The feature film I am writing for the School of Film & Television at Falmouth University's inaugural Filmmaker in Residence pilot has a title. It's called Wilderness.
I am writing a 60+ page screenplay that will be expanded through actor improvisations in a rehearsal period prior to shooting around Easter 2016. So far I have written 30+ pages.
I have given these to the filmmaker in residence, my long-time collaborator Justin Doherty and we have discussed them. It was really daunting to give the pages to Justin. Apart from Barbed Wire Heron these were the first pages I had given him in a long time. They were also pages that had to be good, and feel right, and work because we are up against the clock and this was the only idea that really worked. It was also an idea that was picked because of logistics such as time, budget etc. We have other screenplays burning holes in our pockets that have for years, but they will have to wait.
It was also daunting because again, apart from Barbed Wire Heron, this was the first screenwriting I had done for 4 years. Could I still do it? Could I get across what I wanted to say. Would it excite, and inspire? Would it work?
I was ecstatic that Justin liked it and wanted to make it. However, more than that I was pleased that he read it and understood the spaces that would be filled by performers and how he would approach shooting it so that the intention would remain even if logistically what was on the page was not possible.
It has made planning writing the remaining 30+ pages a much easier task.
We've mapped it out and agreed on a central section that the story hangs on, that works in terms of achievability and story logic. It's exciting.
Themes & Acceptance
Part of my process is sharing my work with someone else I trust beyond Justin. I can rely on this person to tell me whether something works or not. He gets me, and my work.
I gave him a very brief overview of the story, characters, when it is set. From this he drew out themes that Justin and I had discussed, and he drilled down into what he felt the resonances could be from that. That was encouraging because it meant that our thinking about those contexts were in the right place. So I sent him the 30+ pages. The conversation we had then excited me because he got it. He got exactly what I was aiming for and he understood where I wanted to take it, without me having to tell him.
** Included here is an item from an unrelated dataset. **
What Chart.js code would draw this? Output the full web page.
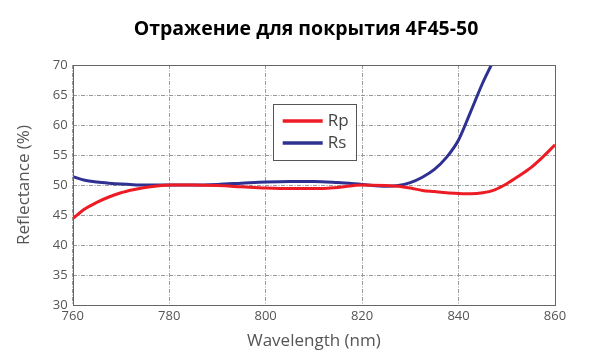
<!DOCTYPE html>
<html><head><meta charset="utf-8">
<script src="https://cdn.jsdelivr.net/npm/chart.js@4"></script>
<style>html,body{margin:0;padding:0;background:#fff}#wrap{width:600px;height:355px;position:relative}</style>
</head><body><div id="wrap"><canvas id="c" width="600" height="355"></canvas></div>
<script>
const title = "Отражение для покрытия 4F45-50";
const xTitle = "Wavelength (nm)";
const yTitle = "Reflectance (%)";
const wavelengths = [760,762.5,765,767.5,770,772.5,775,777.5,780,785,790,795,800,805,810,815,820,825,827.5,830,832.5,835,837.5,840,842.5,845,847.5,850,852.5,855,857.5,860];
const rp = [44.4,46.0,47.1,48.0,48.7,49.2,49.6,49.85,50.0,50.0,49.9,49.7,49.5,49.4,49.4,49.6,50.0,49.9,49.8,49.5,49.1,48.9,48.7,48.6,48.55,48.7,49.2,50.2,51.5,52.9,54.7,56.7];
const rs = [51.4,50.8,50.5,50.3,50.15,50.05,50.0,50.0,50.0,50.0,50.1,50.3,50.5,50.6,50.6,50.4,50.1,49.8,49.9,50.4,51.3,52.6,54.6,57.5,62.2,67.0,71.2,76.0,null,null,null,null];
const seriesNames = ["Rp","Rs"];
const xTicks = [760,780,800,820,840,860];
const yTicks = [30,35,40,45,50,55,60,65,70];

const toPts = arr => wavelengths.map((w,i)=>({x:w,y:arr[i]}));

const frameLegend = {
  id:'frameLegend',
  afterDraw(chart){
    const ctx = chart.ctx, a = chart.chartArea;
    ctx.save();
    ctx.strokeStyle = '#666'; ctx.lineWidth = 1;
    ctx.strokeRect(Math.round(a.left)+0.5, Math.round(a.top)+0.5, Math.round(a.right-a.left), Math.round(a.bottom-a.top));
    // legend
    const lx = a.left + 200, ly = a.top + 39, lw = 83, lh = 56;
    ctx.fillStyle = '#fff'; ctx.fillRect(lx, ly, lw, lh);
    ctx.strokeStyle = '#555'; ctx.strokeRect(Math.round(lx)+0.5, Math.round(ly)+0.5, lw, lh);
    chart.data.datasets.forEach((ds,i)=>{
      const y = ly + 17 + i*22;
      ctx.strokeStyle = ds.borderColor; ctx.lineWidth = 3.5;
      ctx.beginPath(); ctx.moveTo(lx+10, y); ctx.lineTo(lx+50, y); ctx.stroke();
      ctx.fillStyle = '#444'; ctx.font = '17px "Open Sans"'; ctx.textBaseline = 'middle'; ctx.textAlign='left';
      ctx.fillText(ds.label, lx+55, y);
    });
    // title
    ctx.fillStyle = '#000'; ctx.font = 'bold 19.5px "Open Sans"'; ctx.textAlign = 'center'; ctx.textBaseline='middle';
    ctx.fillText(title, 306, 29);
    ctx.restore();
  }
};

new Chart(document.getElementById('c'), {
  type:'line',
  data:{datasets:[
    {label:seriesNames[0], data:toPts(rp), borderColor:'#ED1C24', borderWidth:3, pointRadius:0, cubicInterpolationMode:'monotone', fill:false},
    {label:seriesNames[1], data:toPts(rs), borderColor:'#2E3192', borderWidth:3, pointRadius:0, cubicInterpolationMode:'monotone', fill:false}
  ]},
  options:{
    responsive:false, animation:false,
    layout:{padding:{left:14,right:45,top:65,bottom:4}},
    plugins:{legend:{display:false}, title:{display:false}, tooltip:{enabled:false}},
    scales:{
      x:{type:'linear', min:760, max:860,
        afterBuildTicks(s){ s.ticks = xTicks.map(v=>({value:v})); },
        afterFit(s){ s.height = 46; },
        grid:{color:'#999', lineWidth:1, drawTicks:false},
        border:{display:false, dash:[4,1.5,1,1.5]},
        ticks:{color:'#555', font:{family:'"Open Sans"', size:13}, padding:3, maxRotation:0},
        title:{display:true, text:xTitle, color:'#555', font:{family:'"Open Sans"', size:17}, padding:{top:0,bottom:0}}
      },
      y:{type:'linear', min:30, max:70,
        afterBuildTicks(s){ s.ticks = yTicks.map(v=>({value:v})); },
        afterFit(s){ s.width = 58.7; },
        grid:{color:'#999', lineWidth:1, drawTicks:false},
        border:{display:false, dash:[4,1.5,1,1.5]},
        ticks:{color:'#555', font:{family:'"Open Sans"', size:13}, padding:5},
        title:{display:true, text:yTitle, color:'#555', font:{family:'"Open Sans"', size:17}, padding:{top:0,bottom:0}}
      }
    }
  },
  plugins:[frameLegend]
});
</script></body></html>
He also scared me when he said that
'she is trying to accept him but he won't accept himself for being an arsehole'
This hit me because it's true but I didn't realise it, and I didn't realise that I had written myself into the character to that degree.
I hope it doesn't impact the way I write the rest of the script but I don't think it will. It's all been so clearly mapped out prior to that conversation but it's heartwarming and encouraging to know that I am on the right track when the two people I trust the most regarding my writing feel what I have done is good. After four years out of the game, that's a wonderful feeling, but I shall not get complacent.